**DATASET RECORDS:**
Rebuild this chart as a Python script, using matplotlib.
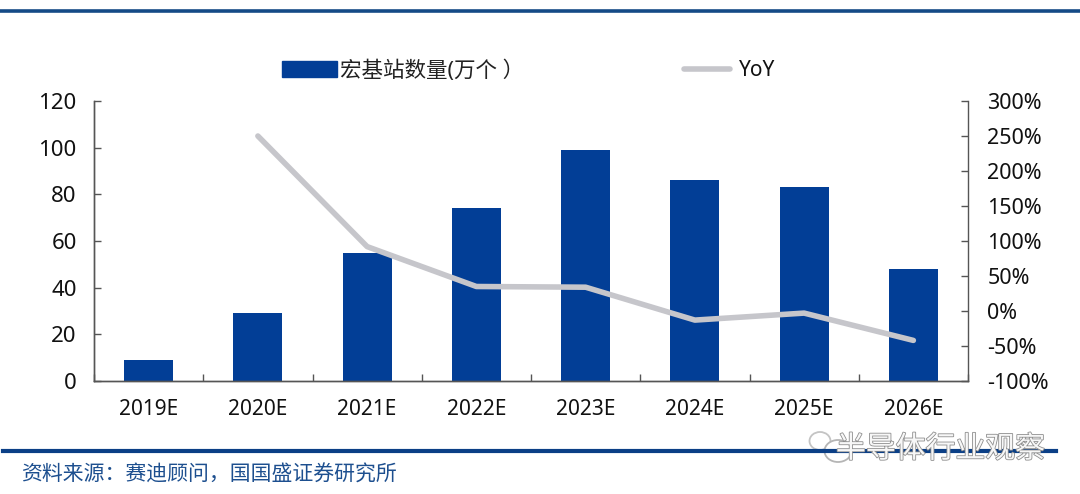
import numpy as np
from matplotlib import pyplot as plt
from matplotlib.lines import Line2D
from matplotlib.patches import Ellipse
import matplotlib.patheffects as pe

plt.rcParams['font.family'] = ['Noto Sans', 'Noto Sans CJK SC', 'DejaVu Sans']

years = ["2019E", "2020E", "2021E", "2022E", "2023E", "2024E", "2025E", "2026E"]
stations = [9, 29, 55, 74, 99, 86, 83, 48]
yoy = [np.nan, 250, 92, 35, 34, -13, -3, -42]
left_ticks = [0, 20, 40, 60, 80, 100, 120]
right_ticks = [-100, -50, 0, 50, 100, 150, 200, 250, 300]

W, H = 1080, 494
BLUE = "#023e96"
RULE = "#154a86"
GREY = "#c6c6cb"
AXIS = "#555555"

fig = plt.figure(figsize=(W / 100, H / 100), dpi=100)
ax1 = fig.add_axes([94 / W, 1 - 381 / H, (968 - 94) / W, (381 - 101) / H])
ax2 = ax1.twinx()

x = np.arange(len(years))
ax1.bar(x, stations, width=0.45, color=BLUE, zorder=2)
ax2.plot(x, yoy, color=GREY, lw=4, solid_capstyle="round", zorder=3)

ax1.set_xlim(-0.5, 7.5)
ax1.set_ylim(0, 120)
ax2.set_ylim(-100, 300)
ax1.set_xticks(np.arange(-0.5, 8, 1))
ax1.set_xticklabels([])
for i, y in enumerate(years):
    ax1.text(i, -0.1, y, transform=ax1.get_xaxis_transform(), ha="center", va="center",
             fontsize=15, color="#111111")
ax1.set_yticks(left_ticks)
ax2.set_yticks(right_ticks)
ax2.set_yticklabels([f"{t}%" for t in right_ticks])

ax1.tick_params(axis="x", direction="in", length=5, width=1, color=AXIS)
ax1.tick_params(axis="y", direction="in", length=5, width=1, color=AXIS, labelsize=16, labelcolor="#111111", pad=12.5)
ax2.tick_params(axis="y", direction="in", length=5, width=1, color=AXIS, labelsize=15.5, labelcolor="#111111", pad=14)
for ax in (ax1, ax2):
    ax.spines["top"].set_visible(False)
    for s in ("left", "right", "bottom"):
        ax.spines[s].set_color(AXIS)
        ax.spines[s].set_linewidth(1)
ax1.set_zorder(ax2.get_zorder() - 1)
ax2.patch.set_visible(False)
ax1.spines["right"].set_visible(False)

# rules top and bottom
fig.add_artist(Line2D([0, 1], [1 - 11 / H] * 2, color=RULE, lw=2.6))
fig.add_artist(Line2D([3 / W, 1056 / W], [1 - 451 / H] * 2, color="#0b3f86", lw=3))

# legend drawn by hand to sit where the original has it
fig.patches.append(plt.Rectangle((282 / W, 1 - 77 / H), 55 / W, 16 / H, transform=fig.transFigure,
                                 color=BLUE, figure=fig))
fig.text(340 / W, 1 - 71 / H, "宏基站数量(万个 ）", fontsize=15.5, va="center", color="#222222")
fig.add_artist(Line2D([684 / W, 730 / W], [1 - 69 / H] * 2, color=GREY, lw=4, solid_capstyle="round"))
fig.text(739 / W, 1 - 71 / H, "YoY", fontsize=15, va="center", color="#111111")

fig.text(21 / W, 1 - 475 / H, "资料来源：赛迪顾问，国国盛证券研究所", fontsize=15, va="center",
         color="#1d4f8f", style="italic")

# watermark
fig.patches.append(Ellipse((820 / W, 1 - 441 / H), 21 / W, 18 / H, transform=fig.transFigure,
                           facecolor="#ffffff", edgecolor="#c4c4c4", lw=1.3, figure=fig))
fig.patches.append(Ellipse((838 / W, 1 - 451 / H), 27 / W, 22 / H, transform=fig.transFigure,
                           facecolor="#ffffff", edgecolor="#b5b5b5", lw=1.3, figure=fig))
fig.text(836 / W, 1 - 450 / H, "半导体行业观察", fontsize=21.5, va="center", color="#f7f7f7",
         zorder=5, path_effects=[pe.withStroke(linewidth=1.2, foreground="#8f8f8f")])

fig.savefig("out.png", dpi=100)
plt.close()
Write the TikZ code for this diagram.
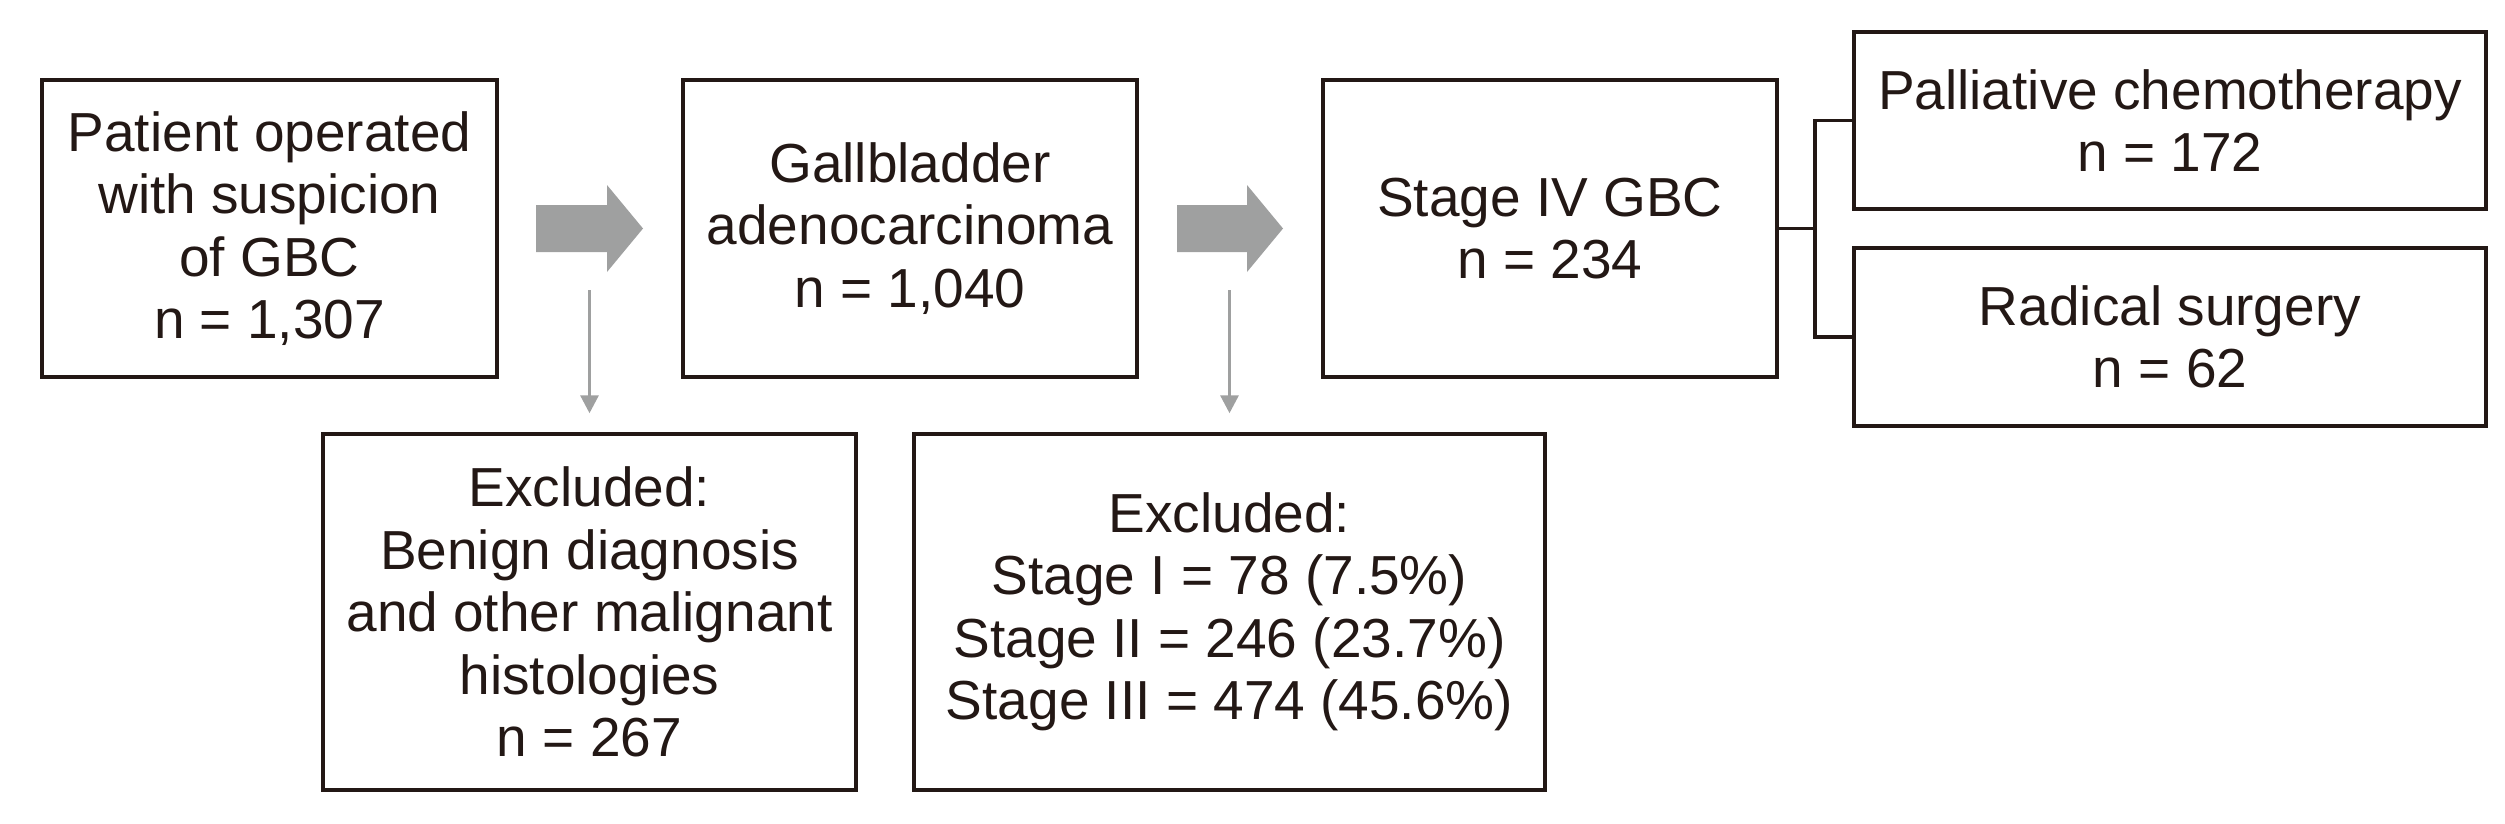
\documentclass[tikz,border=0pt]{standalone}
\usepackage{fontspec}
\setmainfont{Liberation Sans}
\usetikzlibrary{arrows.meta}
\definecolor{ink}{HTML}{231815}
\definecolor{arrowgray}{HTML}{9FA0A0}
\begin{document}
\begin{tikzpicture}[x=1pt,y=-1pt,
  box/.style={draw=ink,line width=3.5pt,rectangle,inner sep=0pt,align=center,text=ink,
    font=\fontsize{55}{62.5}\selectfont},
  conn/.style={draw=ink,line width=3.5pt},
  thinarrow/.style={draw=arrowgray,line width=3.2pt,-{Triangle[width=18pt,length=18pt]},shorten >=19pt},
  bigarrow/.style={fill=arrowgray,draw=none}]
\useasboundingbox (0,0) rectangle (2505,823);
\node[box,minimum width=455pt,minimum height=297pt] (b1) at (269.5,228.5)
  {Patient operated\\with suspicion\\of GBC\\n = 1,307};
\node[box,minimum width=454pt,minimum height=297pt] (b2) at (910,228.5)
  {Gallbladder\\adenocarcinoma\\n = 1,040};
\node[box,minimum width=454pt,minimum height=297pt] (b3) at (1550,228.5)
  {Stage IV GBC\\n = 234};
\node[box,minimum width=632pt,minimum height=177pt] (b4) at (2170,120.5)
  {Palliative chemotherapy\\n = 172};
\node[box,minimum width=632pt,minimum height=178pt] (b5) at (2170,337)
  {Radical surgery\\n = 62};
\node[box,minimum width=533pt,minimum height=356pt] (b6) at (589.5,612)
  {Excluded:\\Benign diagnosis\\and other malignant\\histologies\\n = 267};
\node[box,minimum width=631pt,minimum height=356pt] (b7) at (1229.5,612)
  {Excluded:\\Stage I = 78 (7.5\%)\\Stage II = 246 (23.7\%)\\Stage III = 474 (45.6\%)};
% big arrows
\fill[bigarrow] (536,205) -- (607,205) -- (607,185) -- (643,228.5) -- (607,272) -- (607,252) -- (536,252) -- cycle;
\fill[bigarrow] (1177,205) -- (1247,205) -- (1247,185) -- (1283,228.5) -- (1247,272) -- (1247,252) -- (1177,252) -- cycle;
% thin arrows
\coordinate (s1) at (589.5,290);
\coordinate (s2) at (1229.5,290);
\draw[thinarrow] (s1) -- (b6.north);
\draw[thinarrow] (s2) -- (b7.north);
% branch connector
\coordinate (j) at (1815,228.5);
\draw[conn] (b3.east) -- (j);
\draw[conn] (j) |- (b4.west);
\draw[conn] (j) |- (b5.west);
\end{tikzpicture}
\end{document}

**WRITTEN TASK:** Beginning with the line that holds "Write the TikZ code for this diagram.", output each line to the end of the material above, exactly, omitting the pictures.

**FINAL ANSWER:**
Write the TikZ code for this diagram.
\documentclass[tikz,border=0pt]{standalone}
\usepackage{fontspec}
\setmainfont{Liberation Sans}
\usetikzlibrary{arrows.meta}
\definecolor{ink}{HTML}{231815}
\definecolor{arrowgray}{HTML}{9FA0A0}
\begin{document}
\begin{tikzpicture}[x=1pt,y=-1pt,
  box/.style={draw=ink,line width=3.5pt,rectangle,inner sep=0pt,align=center,text=ink,
    font=\fontsize{55}{62.5}\selectfont},
  conn/.style={draw=ink,line width=3.5pt},
  thinarrow/.style={draw=arrowgray,line width=3.2pt,-{Triangle[width=18pt,length=18pt]},shorten >=19pt},
  bigarrow/.style={fill=arrowgray,draw=none}]
\useasboundingbox (0,0) rectangle (2505,823);
\node[box,minimum width=455pt,minimum height=297pt] (b1) at (269.5,228.5)
  {Patient operated\\with suspicion\\of GBC\\n = 1,307};
\node[box,minimum width=454pt,minimum height=297pt] (b2) at (910,228.5)
  {Gallbladder\\adenocarcinoma\\n = 1,040};
\node[box,minimum width=454pt,minimum height=297pt] (b3) at (1550,228.5)
  {Stage IV GBC\\n = 234};
\node[box,minimum width=632pt,minimum height=177pt] (b4) at (2170,120.5)
  {Palliative chemotherapy\\n = 172};
\node[box,minimum width=632pt,minimum height=178pt] (b5) at (2170,337)
  {Radical surgery\\n = 62};
\node[box,minimum width=533pt,minimum height=356pt] (b6) at (589.5,612)
  {Excluded:\\Benign diagnosis\\and other malignant\\histologies\\n = 267};
\node[box,minimum width=631pt,minimum height=356pt] (b7) at (1229.5,612)
  {Excluded:\\Stage I = 78 (7.5\%)\\Stage II = 246 (23.7\%)\\Stage III = 474 (45.6\%)};
% big arrows
\fill[bigarrow] (536,205) -- (607,205) -- (607,185) -- (643,228.5) -- (607,272) -- (607,252) -- (536,252) -- cycle;
\fill[bigarrow] (1177,205) -- (1247,205) -- (1247,185) -- (1283,228.5) -- (1247,272) -- (1247,252) -- (1177,252) -- cycle;
% thin arrows
\coordinate (s1) at (589.5,290);
\coordinate (s2) at (1229.5,290);
\draw[thinarrow] (s1) -- (b6.north);
\draw[thinarrow] (s2) -- (b7.north);
% branch connector
\coordinate (j) at (1815,228.5);
\draw[conn] (b3.east) -- (j);
\draw[conn] (j) |- (b4.west);
\draw[conn] (j) |- (b5.west);
\end{tikzpicture}
\end{document}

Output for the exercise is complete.